### Material:
--*--
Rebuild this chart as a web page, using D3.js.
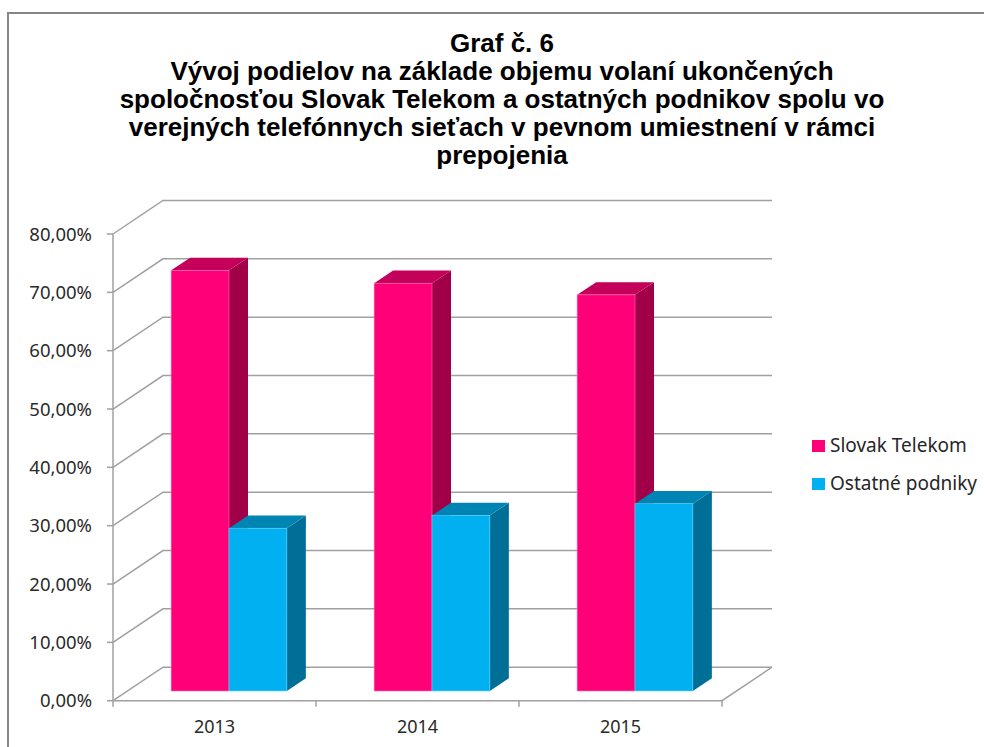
<!DOCTYPE html>
<html>
<head>
<meta charset="utf-8">
<script src="https://cdn.jsdelivr.net/npm/d3@7"></script>
<style>
  body { margin: 0; background: #fff; }
  svg { display: block; }
</style>
</head>
<body>
<script>
// data
const years = ['2013', '2014', '2015'];
const seriesNames = ['Slovak Telekom', 'Ostatné podniky'];
const slovakTelekom = [72.1, 69.9, 67.9];
const ostatnePodniky = [27.9, 30.1, 32.1];
const yTicks = [0, 10, 20, 30, 40, 50, 60, 70, 80];
const titleLines = [
    'Graf č. 6',
    'Vývoj podielov na základe objemu volaní ukončených',
    'spoločnosťou Slovak Telekom a ostatných podnikov spolu vo',
    'verejných telefónnych sieťach v pevnom umiestnení v rámci',
    'prepojenia'
];

const W = 984, H = 747;

// colours per series: front, top, side
const colors = [
    {front: '#ff0078', top: '#c3005a', side: '#a10049', edge: '#ff66b0'},
    {front: '#00b0f0', top: '#0084b4', side: '#006f98', edge: '#66d0f6'}
];

let svg = d3.select('body').append('svg')
    .attr('width', W)
    .attr('height', H);

svg.append('rect').attr('width', W).attr('height', H).attr('fill', '#fff');

// outer chart border (runs off the right and bottom)
svg.append('rect')
    .attr('x', 8).attr('y', 13)
    .attr('width', W + 20).attr('height', H + 20)
    .attr('fill', 'none')
    .attr('stroke', '#868686')
    .attr('stroke-width', 2);

// title
let title = svg.append('text')
    .attr('text-anchor', 'middle')
    .style('font-family', '"Liberation Sans", Arial, sans-serif')
    .style('font-weight', 'bold')
    .style('font-size', '26px')
    .attr('fill', '#000');
title.selectAll('tspan').data(titleLines).enter().append('tspan')
    .attr('x', 502)
    .attr('y', (d, i) => 52 + i * 28)
    .text(d => d);

// 3d frame: front plane + depth vector
let x0 = 113, x1 = 722;
let depth = {dx: 50, dy: -33.5};

let y = d3.scaleLinear().domain([0, 80]).range([700.7, 234]);
let x = d3.scaleBand().domain(years).range([x0, x1]).paddingInner(0.43).paddingOuter(0.215);
let xs = d3.scaleBand().domain(seriesNames).range([0, x.bandwidth()]);

function proj(px, v, d) {
    return [px + d * depth.dx, y(v) + d * depth.dy];
}

let grid = svg.append('g')
    .attr('stroke', '#a0a0a0')
    .attr('stroke-width', 1.5)
    .attr('fill', 'none');

// back wall gridlines + side wall diagonals
yTicks.forEach(t => {
    let a = proj(x0, t, 0), b = proj(x0, t, 1), c = proj(x1, t, 1);
    grid.append('path').attr('d', d3.line()([a, b, c]));
});

// floor front edge and right side
let f0 = proj(x0, 0, 0), f1 = proj(x1, 0, 0), f2 = proj(x1, 0, 1);
grid.append('path').attr('d', d3.line()([f0, f1, f2]));

// y axis line and ticks
grid.append('line')
    .attr('x1', x0).attr('x2', x0)
    .attr('y1', y(0)).attr('y2', y(80));
yTicks.forEach(t => {
    grid.append('line')
        .attr('x1', x0 - 6).attr('x2', x0)
        .attr('y1', y(t)).attr('y2', y(t));
});
// category ticks between the years
d3.range(years.length + 1).forEach(i => {
    let xx = x0 + i * x.step();
    grid.append('line')
        .attr('x1', xx).attr('x2', xx)
        .attr('y1', y(0)).attr('y2', y(0) + 6);
});

// y labels
let fmt = d3.format('.2f');
svg.append('g').selectAll('text').data(yTicks).enter().append('text')
    .attr('x', 92)
    .attr('y', d => y(d))
    .attr('dy', '0.36em')
    .attr('text-anchor', 'end')
    .style('font-family', '"Noto Sans", sans-serif')
    .style('font-size', '18.5px')
    .attr('fill', '#2a2a2a')
    .text(d => fmt(d).replace('.', ',') + '%');

// x labels
svg.append('g').selectAll('text').data(years).enter().append('text')
    .attr('x', d => x(d) + x.bandwidth() / 2)
    .attr('y', 733)
    .attr('text-anchor', 'middle')
    .style('font-family', '"Noto Sans", sans-serif')
    .style('font-size', '18px')
    .attr('fill', '#2a2a2a')
    .text(d => d);

// bars
let series = [slovakTelekom, ostatnePodniky];
let d0 = 0.29, d1 = 0.67;
let bars = [];
years.forEach((yr, i) => {
    seriesNames.forEach((s, j) => {
        bars.push({year: yr, s: j, v: series[j][i]});
    });
});

let barG = svg.append('g');
bars.forEach(b => {
    let c = colors[b.s];
    let left = x(b.year) + xs(seriesNames[b.s]);
    let right = left + xs.bandwidth();
    let g = barG.append('g');
    // side face
    g.append('path')
        .attr('d', d3.line()([proj(right, 0, d0), proj(right, 0, d1), proj(right, b.v, d1), proj(right, b.v, d0)]) + 'Z')
        .attr('fill', c.side);
    // top face
    g.append('path')
        .attr('d', d3.line()([proj(left, b.v, d0), proj(right, b.v, d0), proj(right, b.v, d1), proj(left, b.v, d1)]) + 'Z')
        .attr('fill', c.top);
    // front face
    let tl = proj(left, b.v, d0), br = proj(right, 0, d0);
    g.append('rect')
        .attr('x', tl[0]).attr('y', tl[1])
        .attr('width', br[0] - tl[0]).attr('height', br[1] - tl[1])
        .attr('fill', c.front)
        .attr('stroke', c.edge)
        .attr('stroke-width', 0.6);
});

// legend
let legend = svg.append('g');
seriesNames.forEach((s, i) => {
    let ly = 440 + i * 38;
    legend.append('rect')
        .attr('x', 812).attr('y', ly)
        .attr('width', 13).attr('height', 12)
        .attr('fill', colors[i].front);
    legend.append('text')
        .attr('x', 830).attr('y', ly + 12)
        .style('font-family', '"Noto Sans", sans-serif')
        .style('font-size', '19px')
        .attr('fill', '#262626')
        .text(s);
});
</script>
</body>
</html>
--*--
### Written task:
Look through the material and say how many lines hold "chart". Give the number only.

### Reply to the task:
2